To develop appropriate control laws and use fully the capacities of robots, a precise modelization is needed. Classic models such as ARX or ARMAX can be used but in the robotic field the Inverse Dynamic Model (IDM) gives far better results. In this model, the motor torques depend on the acceleration, speed and position of each joint, and of the physical parameters of the link of the robots (inertia, mass gravity, stiffness and friction). The parametric identification estimates the values of these last parameters. These estimations can also help to improve the mechanical conception during retro-engineering steps... It comes that the identification process must be as accurate and reliable as possible. The most popular identification methods are based on the least-squares (LS) regression “because of its simplicity” (Atkeson et al., 1986), (Swevers et al., 1997), (Ha et al., 1989), (Kawasaki & Nishimura 1988), (Khosla & Kanade 1985), (Kozlowski 1998), (Prufer et al., 1994) and (Raucent et al., 1992). In the last two decades, the IRCCyN robotic team has designed an identification process using IDM of robots and LS regressions which will be developed in the second part of this chapter. This technique was applied and improved on several robots and prototypes (see Gautier et al., 1995 – Gautier & Poignet 2002 for example). More recently, this method was also successfully applied on haptic devices (Janot et al., 2007). However, it is very difficult to know how much these methods are dependent on the measurement accuracy, especially when the identification process takes place when the system is controlled by feedback. So, we ignore the necessary resolution they require to produce good quality and reliable results.
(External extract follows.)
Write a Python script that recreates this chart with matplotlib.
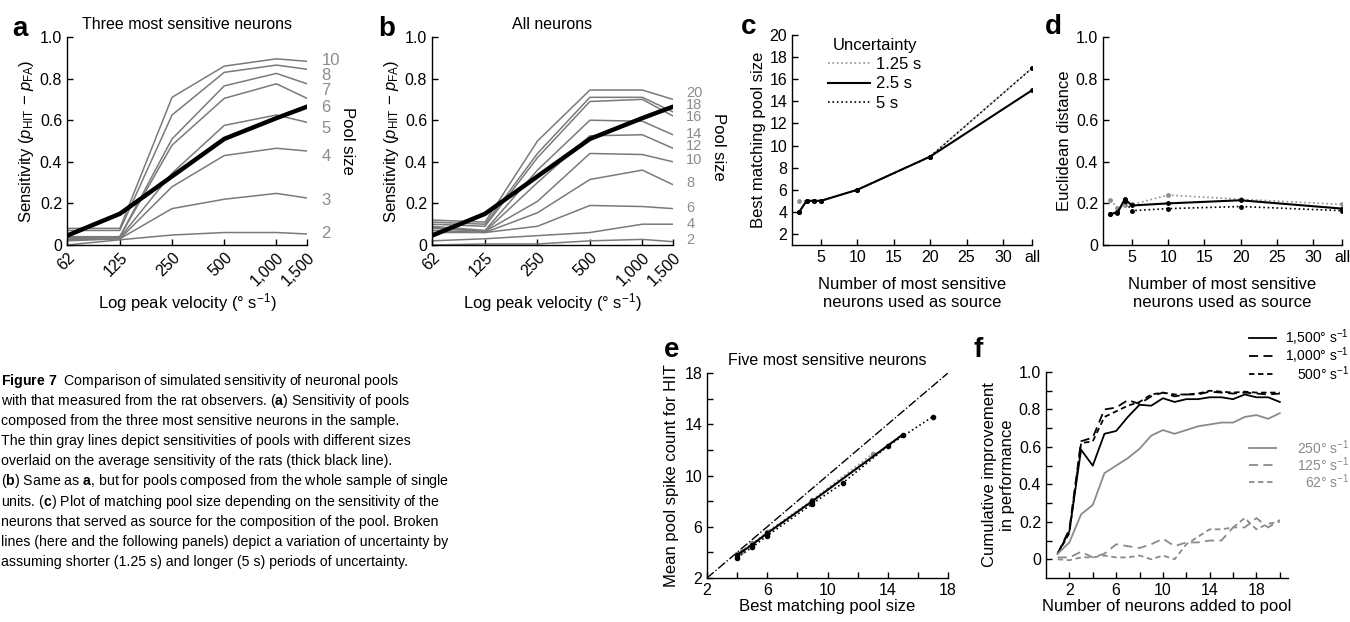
import numpy as np
import matplotlib
matplotlib.use("Agg")
import matplotlib.pyplot as plt
from matplotlib.lines import Line2D

plt.rcParams['font.family'] = ['Liberation Sans', 'DejaVu Sans']
plt.rcParams['mathtext.fontset'] = 'custom'
plt.rcParams['mathtext.rm'] = 'Liberation Sans'
plt.rcParams['mathtext.it'] = 'Liberation Sans:italic'
plt.rcParams['mathtext.bf'] = 'Liberation Sans:bold'
plt.rcParams['axes.linewidth'] = 1.0
plt.rcParams['xtick.direction'] = 'in'
plt.rcParams['ytick.direction'] = 'in'
plt.rcParams['xtick.major.size'] = 4
plt.rcParams['ytick.major.size'] = 4
plt.rcParams['xtick.minor.size'] = 4
plt.rcParams['ytick.minor.size'] = 4

# ---- data ----
velocities = [62, 125, 250, 500, 1000, 1500]
vel_labels = ["62", "125", "250", "500", "1,000", "1,500"]
rats = [0.045, 0.15, 0.33, 0.51, 0.61, 0.665]

# panel a: three most sensitive neurons, pool sizes
a_sizes = [2, 3, 4, 5, 6, 7, 8, 10]
a_p2 = [0.00, 0.025, 0.048, 0.06, 0.06, 0.053]
a_p3 = [0.02, 0.03, 0.175, 0.22, 0.248, 0.226]
a_p4 = [0.025, 0.03, 0.28, 0.43, 0.465, 0.452]
a_p5 = [0.03, 0.035, 0.345, 0.575, 0.625, 0.59]
a_p6 = [0.035, 0.04, 0.48, 0.705, 0.775, 0.705]
a_p7 = [0.04, 0.04, 0.51, 0.765, 0.825, 0.775]
a_p8 = [0.07, 0.07, 0.625, 0.83, 0.865, 0.845]
a_p10 = [0.08, 0.08, 0.71, 0.86, 0.895, 0.883]
a_label_y = [0.055, 0.215, 0.425, 0.56, 0.66, 0.745, 0.815, 0.885]

# panel b: all neurons
b_sizes = [2, 4, 6, 8, 10, 12, 14, 16, 18, 20]
b_p2 = [0.00, 0.005, 0.005, 0.02, 0.027, 0.016]
b_p4 = [0.02, 0.03, 0.045, 0.06, 0.10, 0.10]
b_p6 = [0.06, 0.06, 0.09, 0.19, 0.185, 0.175]
b_p8 = [0.07, 0.06, 0.155, 0.315, 0.36, 0.29]
b_p10 = [0.08, 0.065, 0.21, 0.44, 0.435, 0.40]
b_p12 = [0.085, 0.065, 0.30, 0.525, 0.53, 0.465]
b_p14 = [0.09, 0.07, 0.36, 0.60, 0.595, 0.53]
b_p16 = [0.10, 0.09, 0.42, 0.69, 0.70, 0.62]
b_p18 = [0.11, 0.10, 0.44, 0.71, 0.71, 0.64]
b_p20 = [0.12, 0.11, 0.50, 0.745, 0.745, 0.70]
b_label_y = [0.025, 0.10, 0.18, 0.30, 0.41, 0.474, 0.535, 0.615, 0.672, 0.73]

# panels c, d: number of most sensitive neurons used as source ("all" at 34)
n_source = [2, 3, 4, 5, 10, 20, 34]
c_125 = [5, 5, 5, 5, 6, 9, 17]
c_25 = [4, 5, 5, 5, 6, 9, 15]
c_5 = [4, 5, 5, 5, 6, 9, 17]
d_125 = [0.215, 0.18, 0.19, 0.195, 0.24, 0.22, 0.195]
d_25 = [0.15, 0.155, 0.22, 0.19, 0.20, 0.215, 0.175]
d_5 = [0.15, 0.16, 0.21, 0.165, 0.175, 0.185, 0.165]
unc_labels = ["1.25 s", "2.5 s", "5 s"]

# panel e: five most sensitive neurons
e_x25 = [4, 5, 6, 9, 15]
e_y25 = [3.8, 4.6, 5.5, 8.0, 13.2]
e_x125 = [4, 4.3, 5, 6, 9, 13]
e_y125 = [3.9, 4.1, 4.7, 5.6, 8.1, 11.7]
e_x5 = [4, 5, 6, 9, 11, 14, 17]
e_y5 = [3.6, 4.4, 5.3, 7.8, 9.4, 12.3, 14.6]

# panel f: cumulative improvement
n_added = list(range(1, 21))
f_1500 = [0.03, 0.15, 0.585, 0.50, 0.67, 0.685, 0.76, 0.825, 0.82, 0.86,
          0.84, 0.855, 0.855, 0.865, 0.865, 0.855, 0.88, 0.865, 0.865, 0.84]
f_1000 = [0.03, 0.16, 0.63, 0.65, 0.80, 0.81, 0.85, 0.83, 0.87, 0.89,
          0.87, 0.88, 0.88, 0.895, 0.89, 0.885, 0.89, 0.885, 0.88, 0.885]
f_500 = [0.03, 0.14, 0.62, 0.63, 0.76, 0.79, 0.82, 0.84, 0.88, 0.89,
         0.88, 0.88, 0.885, 0.90, 0.895, 0.89, 0.895, 0.89, 0.89, 0.89]
f_250 = [0.03, 0.09, 0.24, 0.29, 0.46, 0.50, 0.54, 0.59, 0.66, 0.69,
         0.67, 0.69, 0.71, 0.72, 0.73, 0.73, 0.76, 0.77, 0.75, 0.78]
f_125 = [0.01, 0.01, 0.04, 0.01, 0.03, 0.08, 0.07, 0.06, 0.08, 0.11,
         0.07, 0.09, 0.09, 0.10, 0.10, 0.17, 0.17, 0.22, 0.17, 0.21]
f_62 = [0.0, -0.005, 0.01, 0.01, 0.02, 0.01, 0.01, 0.02, 0.0, 0.02,
        0.0, 0.08, 0.12, 0.16, 0.16, 0.17, 0.22, 0.16, 0.19, 0.20]
f_names = [r"1,500$\degree$ s$^{-1}$", r"1,000$\degree$ s$^{-1}$", r"500$\degree$ s$^{-1}$",
           r"250$\degree$ s$^{-1}$", r"125$\degree$ s$^{-1}$", r"62$\degree$ s$^{-1}$"]

caption = [
    r"$\mathbf{Figure\ 7}$  Comparison of simulated sensitivity of neuronal pools",
    r"with that measured from the rat observers. ($\mathbf{a}$) Sensitivity of pools",
    r"composed from the three most sensitive neurons in the sample.",
    r"The thin gray lines depict sensitivities of pools with different sizes",
    r"overlaid on the average sensitivity of the rats (thick black line).",
    r"($\mathbf{b}$) Same as $\mathbf{a}$, but for pools composed from the whole sample of single",
    r"units. ($\mathbf{c}$) Plot of matching pool size depending on the sensitivity of the",
    r"neurons that served as source for the composition of the pool. Broken",
    r"lines (here and the following panels) depict a variation of uncertainty by",
    r"assuming shorter (1.25 s) and longer (5 s) periods of uncertainty.",
]

W, H = 1350, 622
TICK_FS = 11.5
LAB_FS = 12
fig = plt.figure(figsize=(W / 100, H / 100), dpi=100)


def px_axes(l, t, r, b):
    return fig.add_axes([l / W, 1 - b / H, (r - l) / W, (b - t) / H])


def style(ax):
    ax.spines['top'].set_visible(False)
    ax.spines['right'].set_visible(False)
    ax.tick_params(which='both', labelsize=TICK_FS, width=1)


def fig_text(x, y, s, **kw):
    fig.text(x / W, 1 - y / H, s, **kw)


GRAY = '#7a7a7a'
LBL = '#8c8c8c'
sens_label = r"Sensitivity ($p_{\mathrm{HIT}}$ $-$ $p_{\mathrm{FA}}$)"
vel_xlabel = r"Log peak velocity ($\degree$ s$^{-1}$)"


def sens_panel(ax, rows, sizes, label_y, fs, lab_x, pool_x, pool_y):
    for row in rows:
        ax.plot(velocities, row, color=GRAY, lw=1.1)
    ax.plot(velocities, rats, color='black', lw=3.2, solid_capstyle='round')
    ax.set_xscale('log')
    ax.set_xlim(62, 1500)
    ax.set_ylim(0, 1.0)
    ax.set_xticks(velocities)
    ax.set_xticklabels(vel_labels, rotation=45, ha='right', rotation_mode='anchor')
    ax.minorticks_off()
    ax.set_yticks([0, 0.2, 0.4, 0.6, 0.8, 1.0])
    ax.set_yticklabels(["0", "0.2", "0.4", "0.6", "0.8", "1.0"])
    ax.set_ylabel(sens_label, fontsize=LAB_FS, labelpad=3)
    ax.set_xlabel(vel_xlabel, fontsize=LAB_FS, labelpad=2)
    for s, y in zip(sizes, label_y):
        ax.text(lab_x, y, str(s), transform=ax.get_yaxis_transform(), color=LBL,
                fontsize=fs, va='center', ha='left', clip_on=False)
    ax.text(pool_x, pool_y, "Pool size", transform=ax.transAxes, rotation=-90,
            fontsize=LAB_FS, va='center', ha='center')
    style(ax)


# ---- a ----
ax_a = px_axes(67, 37, 307, 245)
sens_panel(ax_a, [a_p2, a_p3, a_p4, a_p5, a_p6, a_p7, a_p8, a_p10], a_sizes,
           a_label_y, 12, 1.06, 1.17, 0.50)
ax_a.set_title("Three most sensitive neurons", fontsize=11.5, pad=6)

# ---- b ----
ax_b = px_axes(432, 37, 673, 245)
sens_panel(ax_b, [b_p2, b_p4, b_p6, b_p8, b_p10, b_p12, b_p14, b_p16, b_p18, b_p20],
           b_sizes, b_label_y, 10.5, 1.055, 1.19, 0.47)
ax_b.set_title("All neurons", fontsize=11.5, pad=6)

# ---- c ----
ax_c = px_axes(792, 35, 1032, 245)
ax_c.plot(n_source, c_125, color='#909090', ls=':', lw=1.2, marker='o', ms=2.5)
ax_c.plot(n_source, c_25, color='black', ls='-', lw=1.5, marker='o', ms=2.5)
ax_c.plot(n_source, c_5, color='black', ls=':', lw=1.2, marker='o', ms=2.5)
ax_c.set_xlim(1, 34)
ax_c.set_ylim(1, 20)
ax_c.set_yticks(range(2, 21, 2))
ax_c.set_xticks([5, 10, 15, 20, 25, 30, 34])
ax_c.set_xticklabels(["5", "10", "15", "20", "25", "30", "all"])
ax_c.set_ylabel("Best matching pool size", fontsize=LAB_FS, labelpad=2)
ax_c.set_xlabel("Number of most sensitive\nneurons used as source", fontsize=LAB_FS, labelpad=9)
handles = [Line2D([], [], color='#909090', ls=':', lw=1.2),
           Line2D([], [], color='black', ls='-', lw=1.5),
           Line2D([], [], color='black', ls=':', lw=1.2)]
ax_c.legend(handles, unc_labels, title="Uncertainty", loc='upper left',
            bbox_to_anchor=(0.15, 0.985), frameon=False, fontsize=LAB_FS,
            title_fontsize=LAB_FS, handlelength=2.5, handletextpad=0.4,
            labelspacing=0.25, borderpad=0, borderaxespad=0)
style(ax_c)

# ---- d ----
ax_d = px_axes(1103, 37, 1342, 245)
ax_d.plot(n_source, d_125, color='#909090', ls=':', lw=1.2, marker='o', ms=2.5)
ax_d.plot(n_source, d_25, color='black', ls='-', lw=1.5, marker='o', ms=2.5)
ax_d.plot(n_source, d_5, color='black', ls=':', lw=1.2, marker='o', ms=2.5)
ax_d.set_xlim(1, 34)
ax_d.set_ylim(0, 1.0)
ax_d.set_yticks([0, 0.2, 0.4, 0.6, 0.8, 1.0])
ax_d.set_yticklabels(["0", "0.2", "0.4", "0.6", "0.8", "1.0"])
ax_d.set_xticks([5, 10, 15, 20, 25, 30, 34])
ax_d.set_xticklabels(["5", "10", "15", "20", "25", "30", "all"])
ax_d.set_ylabel("Euclidean distance", fontsize=LAB_FS, labelpad=3)
ax_d.set_xlabel("Number of most sensitive\nneurons used as source", fontsize=LAB_FS, labelpad=9)
style(ax_d)

# ---- e ----
ax_e = px_axes(707, 373, 948, 578)
ax_e.plot([2, 18], [2, 18], color='black', ls='-.', lw=1.0)
ax_e.plot(e_x125, e_y125, color='#909090', ls=':', lw=1.2, marker='o', ms=3)
ax_e.plot(e_x5, e_y5, color='black', ls=':', lw=1.2, marker='o', ms=3)
ax_e.plot(e_x25, e_y25, color='black', ls='-', lw=1.5, marker='o', ms=3)
ax_e.set_xlim(2, 18)
ax_e.set_ylim(2, 18)
ax_e.set_xticks([2, 6, 10, 14, 18])
ax_e.set_xticks([4, 8, 12, 16], minor=True)
ax_e.set_yticks([2, 6, 10, 14, 18])
ax_e.set_yticks([4, 8, 12, 16], minor=True)
ax_e.set_ylabel("Mean pool spike count for HIT", fontsize=LAB_FS, labelpad=4)
ax_e.set_xlabel("Best matching pool size", fontsize=LAB_FS, labelpad=1)
ax_e.set_title("Five most sensitive neurons", fontsize=11.5, pad=6)
style(ax_e)

# ---- f ----
ax_f = px_axes(1046, 372, 1288, 578)
f_series = [(f_1500, 'black', '-'), (f_1000, 'black', (0, (5, 3))), (f_500, 'black', (0, (3, 2))),
            (f_250, '#8a8a8a', '-'), (f_125, '#8a8a8a', (0, (5, 3))), (f_62, '#8a8a8a', (0, (3, 2)))]
for vals, col, ls in f_series:
    ax_f.plot(n_added, vals, color=col, ls=ls, lw=1.3)
ax_f.set_xlim(0, 20.7)
ax_f.set_ylim(-0.1, 1.0)
ax_f.set_xticks([2, 6, 10, 14, 18])
ax_f.set_xticks([4, 8, 12, 16, 20], minor=True)
ax_f.set_yticks([0, 0.2, 0.4, 0.6, 0.8, 1.0])
ax_f.set_yticklabels(["0", "0.2", "0.4", "0.6", "0.8", "1.0"])
ax_f.set_yticks([0.1, 0.3, 0.5, 0.7, 0.9], minor=True)
ax_f.set_ylabel("Cumulative improvement\nin performance", fontsize=LAB_FS, labelpad=3)
ax_f.set_xlabel("Number of neurons added to pool", fontsize=LAB_FS, labelpad=1)
style(ax_f)

# legend of f drawn in figure pixels
leg_y = [338, 356, 374, 448, 465, 482]
for (vals, col, ls), name, y in zip(f_series, f_names, leg_y):
    fig.add_artist(Line2D([1249 / W, 1276 / W], [1 - y / H, 1 - y / H], color=col, ls=ls,
                          lw=1.3, transform=fig.transFigure))
    fig_text(1349, y, name, color=col, fontsize=10, ha='right', va='center')

# panel letters
for s, x, y in [("a", 12, 16), ("b", 378, 16), ("c", 741, 14), ("d", 1045, 14),
                ("e", 664, 337), ("f", 973, 337)]:
    fig_text(x, y, s, fontsize=20, fontweight='bold', va='top', ha='left')

# caption
for i, line in enumerate(caption):
    fig_text(1, 385 + i * 20.1, line, fontsize=10.2, va='baseline', ha='left')

fig.savefig("out.png", dpi=100)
Some identification techniques seem robust with respect to measurement noises. They are called “robust identification methods”. But even if they give reliable results, they are only applied on linear systems and, overall, they are very time consuming as can be seen in (Hampel, 1971) and (Hubert, 1981). Finally, it seems difficult to apply them on robots and we do not know how much they are robust with respect to these noises.